Below are the records. List every line holding the word "this".
======== Input rows
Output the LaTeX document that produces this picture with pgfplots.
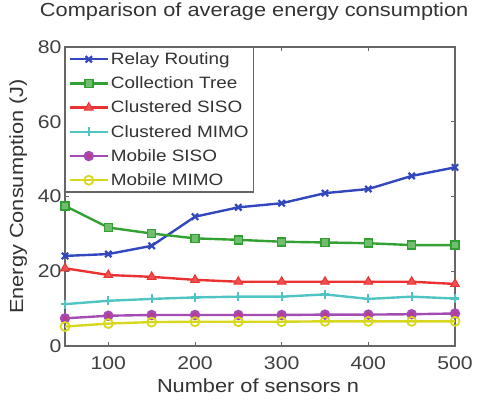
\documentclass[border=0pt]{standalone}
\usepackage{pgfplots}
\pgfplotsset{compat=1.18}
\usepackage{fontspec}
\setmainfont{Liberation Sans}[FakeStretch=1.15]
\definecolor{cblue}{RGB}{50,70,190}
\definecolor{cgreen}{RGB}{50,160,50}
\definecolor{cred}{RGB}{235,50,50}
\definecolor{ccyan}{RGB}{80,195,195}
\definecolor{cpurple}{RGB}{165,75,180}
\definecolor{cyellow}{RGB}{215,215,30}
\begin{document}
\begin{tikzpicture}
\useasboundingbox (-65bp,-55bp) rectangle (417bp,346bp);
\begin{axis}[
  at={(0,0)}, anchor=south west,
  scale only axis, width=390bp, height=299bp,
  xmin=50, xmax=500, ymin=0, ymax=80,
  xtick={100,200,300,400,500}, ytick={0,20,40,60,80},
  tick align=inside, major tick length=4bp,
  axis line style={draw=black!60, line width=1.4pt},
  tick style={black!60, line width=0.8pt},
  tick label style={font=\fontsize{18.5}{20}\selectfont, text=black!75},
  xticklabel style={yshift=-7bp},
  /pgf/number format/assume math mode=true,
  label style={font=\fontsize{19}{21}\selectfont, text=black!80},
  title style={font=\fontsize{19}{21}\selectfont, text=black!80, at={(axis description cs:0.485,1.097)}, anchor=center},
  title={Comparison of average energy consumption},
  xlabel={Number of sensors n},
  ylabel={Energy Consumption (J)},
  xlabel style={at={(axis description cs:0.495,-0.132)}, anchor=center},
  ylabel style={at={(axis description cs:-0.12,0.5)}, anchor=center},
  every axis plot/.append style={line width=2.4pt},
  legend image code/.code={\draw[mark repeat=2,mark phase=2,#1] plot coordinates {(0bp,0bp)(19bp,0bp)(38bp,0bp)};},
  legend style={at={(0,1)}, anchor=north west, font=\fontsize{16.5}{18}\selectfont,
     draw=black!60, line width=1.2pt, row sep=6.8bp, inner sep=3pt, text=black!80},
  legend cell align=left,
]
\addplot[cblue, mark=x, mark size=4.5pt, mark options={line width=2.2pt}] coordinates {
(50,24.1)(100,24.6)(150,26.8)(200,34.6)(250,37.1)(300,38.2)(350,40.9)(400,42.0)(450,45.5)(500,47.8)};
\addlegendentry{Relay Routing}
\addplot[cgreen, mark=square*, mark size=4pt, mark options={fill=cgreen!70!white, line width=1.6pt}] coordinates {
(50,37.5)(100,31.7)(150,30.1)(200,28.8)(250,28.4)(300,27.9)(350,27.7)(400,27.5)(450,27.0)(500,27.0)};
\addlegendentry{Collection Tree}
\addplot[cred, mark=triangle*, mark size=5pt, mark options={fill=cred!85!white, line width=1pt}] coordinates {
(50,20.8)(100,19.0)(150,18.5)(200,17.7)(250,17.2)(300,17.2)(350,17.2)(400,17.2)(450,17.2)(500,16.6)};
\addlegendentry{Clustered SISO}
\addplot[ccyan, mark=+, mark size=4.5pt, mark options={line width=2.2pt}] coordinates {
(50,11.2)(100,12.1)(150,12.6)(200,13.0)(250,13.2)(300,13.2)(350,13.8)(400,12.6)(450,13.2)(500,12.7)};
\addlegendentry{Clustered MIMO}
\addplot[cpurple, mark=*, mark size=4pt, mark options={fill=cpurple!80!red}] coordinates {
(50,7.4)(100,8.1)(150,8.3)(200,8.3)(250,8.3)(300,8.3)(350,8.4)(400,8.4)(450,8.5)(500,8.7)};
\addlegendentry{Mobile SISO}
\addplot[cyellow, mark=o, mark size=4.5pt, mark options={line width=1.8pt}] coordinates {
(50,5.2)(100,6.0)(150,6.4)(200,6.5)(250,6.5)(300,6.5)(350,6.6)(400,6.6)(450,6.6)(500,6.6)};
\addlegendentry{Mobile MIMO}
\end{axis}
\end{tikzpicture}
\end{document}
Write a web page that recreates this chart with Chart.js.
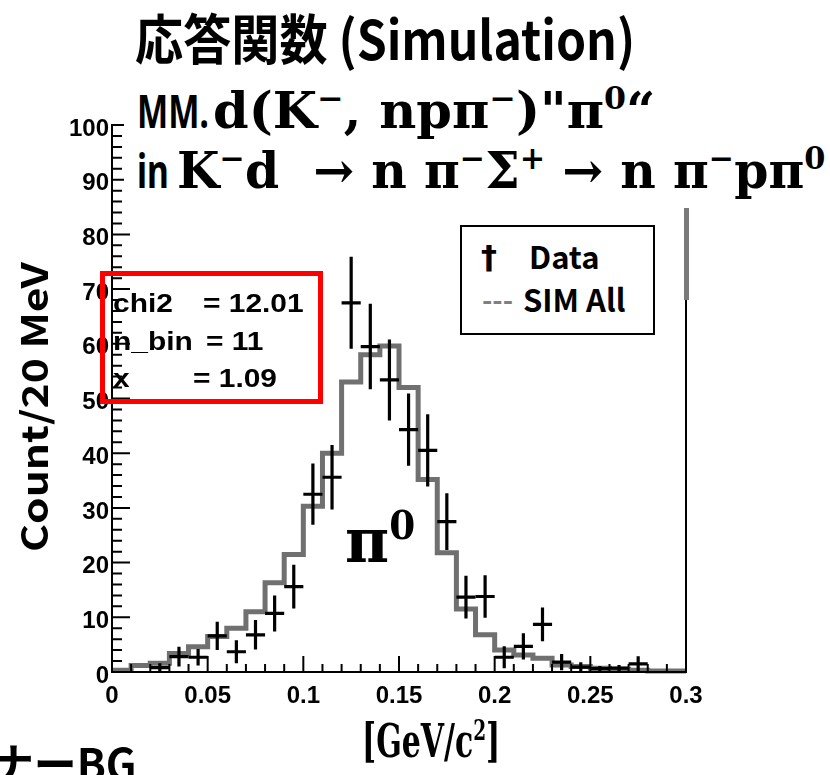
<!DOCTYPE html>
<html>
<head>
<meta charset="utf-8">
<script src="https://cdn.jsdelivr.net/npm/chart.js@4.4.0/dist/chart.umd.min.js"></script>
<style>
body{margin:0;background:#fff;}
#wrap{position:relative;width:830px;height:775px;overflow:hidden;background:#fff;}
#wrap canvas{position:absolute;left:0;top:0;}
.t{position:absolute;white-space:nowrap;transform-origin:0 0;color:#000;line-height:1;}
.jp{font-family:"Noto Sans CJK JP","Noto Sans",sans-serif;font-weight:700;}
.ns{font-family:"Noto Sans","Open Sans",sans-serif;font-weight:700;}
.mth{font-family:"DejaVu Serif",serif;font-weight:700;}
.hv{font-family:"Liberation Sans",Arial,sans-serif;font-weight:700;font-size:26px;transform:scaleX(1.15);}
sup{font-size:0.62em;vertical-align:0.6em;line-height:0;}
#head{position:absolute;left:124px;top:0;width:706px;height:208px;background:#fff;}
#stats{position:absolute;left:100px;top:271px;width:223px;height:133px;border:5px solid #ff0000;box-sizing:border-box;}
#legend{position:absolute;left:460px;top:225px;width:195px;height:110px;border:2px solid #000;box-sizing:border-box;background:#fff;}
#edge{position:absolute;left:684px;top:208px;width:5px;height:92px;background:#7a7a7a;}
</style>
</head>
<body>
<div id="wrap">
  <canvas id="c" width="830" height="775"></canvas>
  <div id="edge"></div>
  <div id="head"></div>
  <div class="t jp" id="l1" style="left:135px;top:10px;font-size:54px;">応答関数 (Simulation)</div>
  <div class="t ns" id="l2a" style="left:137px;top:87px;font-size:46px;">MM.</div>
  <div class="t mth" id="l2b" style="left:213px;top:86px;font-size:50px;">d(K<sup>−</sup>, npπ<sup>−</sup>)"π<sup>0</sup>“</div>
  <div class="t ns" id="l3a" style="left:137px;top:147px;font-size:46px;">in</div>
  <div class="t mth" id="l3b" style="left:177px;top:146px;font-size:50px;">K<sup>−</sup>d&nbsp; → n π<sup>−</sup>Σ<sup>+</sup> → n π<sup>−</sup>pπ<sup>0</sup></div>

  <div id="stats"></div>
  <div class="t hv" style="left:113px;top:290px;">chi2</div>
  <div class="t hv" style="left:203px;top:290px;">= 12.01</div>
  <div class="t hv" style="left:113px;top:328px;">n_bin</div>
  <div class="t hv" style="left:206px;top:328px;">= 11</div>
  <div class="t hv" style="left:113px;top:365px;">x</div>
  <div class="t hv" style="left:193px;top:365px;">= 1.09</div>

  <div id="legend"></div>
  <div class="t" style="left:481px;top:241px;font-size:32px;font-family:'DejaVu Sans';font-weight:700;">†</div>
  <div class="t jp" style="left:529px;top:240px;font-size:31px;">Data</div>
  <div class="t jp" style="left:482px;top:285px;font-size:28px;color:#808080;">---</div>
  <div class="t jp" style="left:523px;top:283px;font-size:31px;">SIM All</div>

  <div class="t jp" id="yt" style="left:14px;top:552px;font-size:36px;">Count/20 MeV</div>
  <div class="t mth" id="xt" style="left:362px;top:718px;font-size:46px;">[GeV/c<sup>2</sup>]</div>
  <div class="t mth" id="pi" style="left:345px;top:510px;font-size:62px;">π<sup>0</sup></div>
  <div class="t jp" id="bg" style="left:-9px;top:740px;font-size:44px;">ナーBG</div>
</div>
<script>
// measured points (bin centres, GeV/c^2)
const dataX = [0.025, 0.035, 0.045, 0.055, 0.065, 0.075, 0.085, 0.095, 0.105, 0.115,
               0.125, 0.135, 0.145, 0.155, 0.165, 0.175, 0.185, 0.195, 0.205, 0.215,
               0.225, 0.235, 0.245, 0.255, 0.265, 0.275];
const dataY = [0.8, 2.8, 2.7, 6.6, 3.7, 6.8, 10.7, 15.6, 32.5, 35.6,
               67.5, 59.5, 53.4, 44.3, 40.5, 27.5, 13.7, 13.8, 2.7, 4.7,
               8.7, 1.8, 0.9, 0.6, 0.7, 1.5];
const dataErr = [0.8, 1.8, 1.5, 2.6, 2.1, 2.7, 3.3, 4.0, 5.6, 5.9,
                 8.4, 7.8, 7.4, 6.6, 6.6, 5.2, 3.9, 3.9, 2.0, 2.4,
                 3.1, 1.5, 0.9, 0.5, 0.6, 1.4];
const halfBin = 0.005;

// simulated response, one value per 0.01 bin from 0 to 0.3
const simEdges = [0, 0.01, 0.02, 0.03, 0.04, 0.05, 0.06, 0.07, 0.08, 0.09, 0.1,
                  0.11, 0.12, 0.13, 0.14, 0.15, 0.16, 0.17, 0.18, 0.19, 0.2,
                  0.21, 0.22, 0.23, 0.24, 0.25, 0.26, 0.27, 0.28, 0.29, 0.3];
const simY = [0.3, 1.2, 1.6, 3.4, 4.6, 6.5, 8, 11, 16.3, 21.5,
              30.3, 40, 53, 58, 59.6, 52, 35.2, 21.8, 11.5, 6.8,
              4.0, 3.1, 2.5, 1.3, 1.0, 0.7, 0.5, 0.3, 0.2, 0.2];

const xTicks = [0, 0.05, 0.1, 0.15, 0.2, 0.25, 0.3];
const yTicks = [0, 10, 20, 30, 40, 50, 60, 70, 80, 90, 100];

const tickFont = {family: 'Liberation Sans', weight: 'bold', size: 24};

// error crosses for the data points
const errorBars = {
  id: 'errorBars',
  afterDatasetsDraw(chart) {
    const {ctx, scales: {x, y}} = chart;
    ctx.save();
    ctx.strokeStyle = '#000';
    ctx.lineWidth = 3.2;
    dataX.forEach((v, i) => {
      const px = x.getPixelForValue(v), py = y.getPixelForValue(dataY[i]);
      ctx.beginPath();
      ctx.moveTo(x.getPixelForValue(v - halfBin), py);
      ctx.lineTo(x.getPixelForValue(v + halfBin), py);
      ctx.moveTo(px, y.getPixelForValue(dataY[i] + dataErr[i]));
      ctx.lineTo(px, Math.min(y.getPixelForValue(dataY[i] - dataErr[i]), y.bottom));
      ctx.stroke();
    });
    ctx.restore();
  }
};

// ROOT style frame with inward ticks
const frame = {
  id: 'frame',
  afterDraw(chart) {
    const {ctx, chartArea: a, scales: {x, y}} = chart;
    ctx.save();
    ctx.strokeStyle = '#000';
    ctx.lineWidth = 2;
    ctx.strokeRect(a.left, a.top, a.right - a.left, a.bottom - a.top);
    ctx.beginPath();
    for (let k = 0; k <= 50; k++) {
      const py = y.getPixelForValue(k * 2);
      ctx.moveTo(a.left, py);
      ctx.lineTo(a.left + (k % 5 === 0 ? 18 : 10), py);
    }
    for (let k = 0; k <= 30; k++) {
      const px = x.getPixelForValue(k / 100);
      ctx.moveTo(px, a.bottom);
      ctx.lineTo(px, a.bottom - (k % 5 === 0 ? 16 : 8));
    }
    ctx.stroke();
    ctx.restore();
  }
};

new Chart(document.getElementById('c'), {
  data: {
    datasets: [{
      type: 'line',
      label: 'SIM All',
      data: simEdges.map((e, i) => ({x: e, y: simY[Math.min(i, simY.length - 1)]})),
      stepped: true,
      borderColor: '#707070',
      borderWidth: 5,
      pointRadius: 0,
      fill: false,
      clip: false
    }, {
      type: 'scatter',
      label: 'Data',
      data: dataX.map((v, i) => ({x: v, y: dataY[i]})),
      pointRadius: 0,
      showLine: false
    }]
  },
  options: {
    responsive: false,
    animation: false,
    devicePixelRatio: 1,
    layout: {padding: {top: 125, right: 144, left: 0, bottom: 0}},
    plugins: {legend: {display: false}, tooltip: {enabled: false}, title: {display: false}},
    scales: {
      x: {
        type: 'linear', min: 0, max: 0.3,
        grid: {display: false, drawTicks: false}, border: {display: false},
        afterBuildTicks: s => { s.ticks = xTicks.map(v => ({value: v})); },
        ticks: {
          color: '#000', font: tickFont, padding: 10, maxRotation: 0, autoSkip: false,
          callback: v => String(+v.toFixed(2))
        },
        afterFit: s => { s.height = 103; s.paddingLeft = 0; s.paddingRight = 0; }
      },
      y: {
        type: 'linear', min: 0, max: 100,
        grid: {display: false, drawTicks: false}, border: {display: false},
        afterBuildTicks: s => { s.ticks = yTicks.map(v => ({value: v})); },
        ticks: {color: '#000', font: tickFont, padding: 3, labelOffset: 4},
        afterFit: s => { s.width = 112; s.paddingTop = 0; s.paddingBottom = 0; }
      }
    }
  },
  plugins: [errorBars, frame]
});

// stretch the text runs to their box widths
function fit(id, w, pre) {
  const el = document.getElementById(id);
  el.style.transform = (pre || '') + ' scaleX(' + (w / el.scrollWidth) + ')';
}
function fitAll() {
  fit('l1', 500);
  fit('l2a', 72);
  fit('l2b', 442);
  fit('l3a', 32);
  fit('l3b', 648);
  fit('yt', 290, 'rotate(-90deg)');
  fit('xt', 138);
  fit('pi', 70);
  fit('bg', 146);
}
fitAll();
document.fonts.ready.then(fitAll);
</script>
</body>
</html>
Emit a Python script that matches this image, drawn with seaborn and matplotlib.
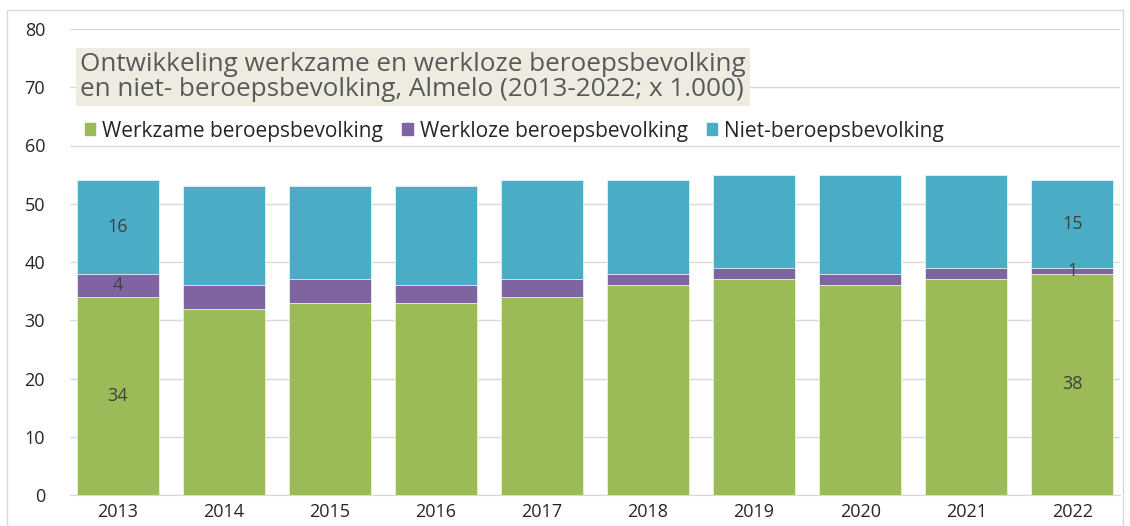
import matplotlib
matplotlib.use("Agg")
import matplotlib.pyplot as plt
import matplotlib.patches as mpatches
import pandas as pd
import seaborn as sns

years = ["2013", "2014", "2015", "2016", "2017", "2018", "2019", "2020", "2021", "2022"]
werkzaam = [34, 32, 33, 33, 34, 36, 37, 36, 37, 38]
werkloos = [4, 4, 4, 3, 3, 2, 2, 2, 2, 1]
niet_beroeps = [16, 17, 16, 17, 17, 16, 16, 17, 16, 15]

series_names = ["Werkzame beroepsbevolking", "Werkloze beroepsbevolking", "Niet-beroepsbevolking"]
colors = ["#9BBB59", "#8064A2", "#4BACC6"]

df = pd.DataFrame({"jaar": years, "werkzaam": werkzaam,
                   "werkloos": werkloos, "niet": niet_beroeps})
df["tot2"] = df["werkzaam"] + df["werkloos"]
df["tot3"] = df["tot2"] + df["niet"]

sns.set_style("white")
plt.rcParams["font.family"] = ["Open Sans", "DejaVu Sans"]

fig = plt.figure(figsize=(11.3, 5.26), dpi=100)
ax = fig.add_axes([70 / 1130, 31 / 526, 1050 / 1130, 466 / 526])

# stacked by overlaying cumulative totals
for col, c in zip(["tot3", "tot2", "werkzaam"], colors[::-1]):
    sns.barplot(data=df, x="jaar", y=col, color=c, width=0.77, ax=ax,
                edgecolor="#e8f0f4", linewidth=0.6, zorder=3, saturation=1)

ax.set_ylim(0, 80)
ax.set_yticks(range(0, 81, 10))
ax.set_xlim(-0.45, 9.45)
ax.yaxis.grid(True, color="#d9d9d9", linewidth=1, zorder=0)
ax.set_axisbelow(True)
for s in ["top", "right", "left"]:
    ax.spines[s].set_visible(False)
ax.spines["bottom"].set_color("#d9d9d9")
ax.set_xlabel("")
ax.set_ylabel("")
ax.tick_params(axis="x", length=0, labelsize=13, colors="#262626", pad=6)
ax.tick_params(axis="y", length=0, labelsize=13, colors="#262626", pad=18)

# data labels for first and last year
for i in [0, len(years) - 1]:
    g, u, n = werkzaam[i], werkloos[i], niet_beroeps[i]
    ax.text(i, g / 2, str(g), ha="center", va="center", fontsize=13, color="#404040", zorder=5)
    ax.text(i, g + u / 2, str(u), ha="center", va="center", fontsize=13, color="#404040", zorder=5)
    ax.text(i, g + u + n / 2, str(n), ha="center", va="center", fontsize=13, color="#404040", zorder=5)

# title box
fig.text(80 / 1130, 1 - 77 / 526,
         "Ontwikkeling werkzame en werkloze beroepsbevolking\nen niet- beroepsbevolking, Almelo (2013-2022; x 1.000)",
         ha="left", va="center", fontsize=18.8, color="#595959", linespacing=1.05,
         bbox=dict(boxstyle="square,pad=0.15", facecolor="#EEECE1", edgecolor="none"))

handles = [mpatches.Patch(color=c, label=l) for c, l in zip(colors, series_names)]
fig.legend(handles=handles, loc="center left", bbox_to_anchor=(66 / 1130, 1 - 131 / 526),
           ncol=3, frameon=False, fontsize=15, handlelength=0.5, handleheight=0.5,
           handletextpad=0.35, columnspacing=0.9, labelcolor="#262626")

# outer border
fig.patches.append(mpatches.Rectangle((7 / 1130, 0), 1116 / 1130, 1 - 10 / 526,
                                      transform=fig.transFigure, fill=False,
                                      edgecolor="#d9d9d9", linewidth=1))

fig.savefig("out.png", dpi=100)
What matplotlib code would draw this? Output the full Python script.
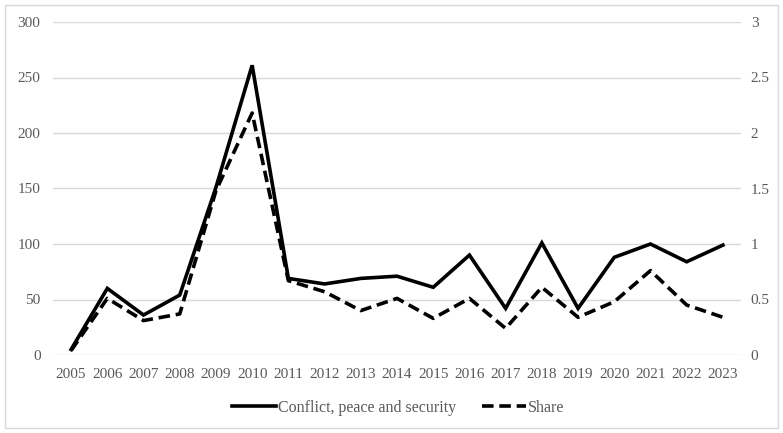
================
Answer to the task —
Output the LaTeX document that produces this picture with pgfplots.
Write a web page that recreates this chart with Chart.js.
Emit a Python script that matches this image, drawn with seaborn and matplotlib.
What matplotlib code would draw this? Output the full Python script.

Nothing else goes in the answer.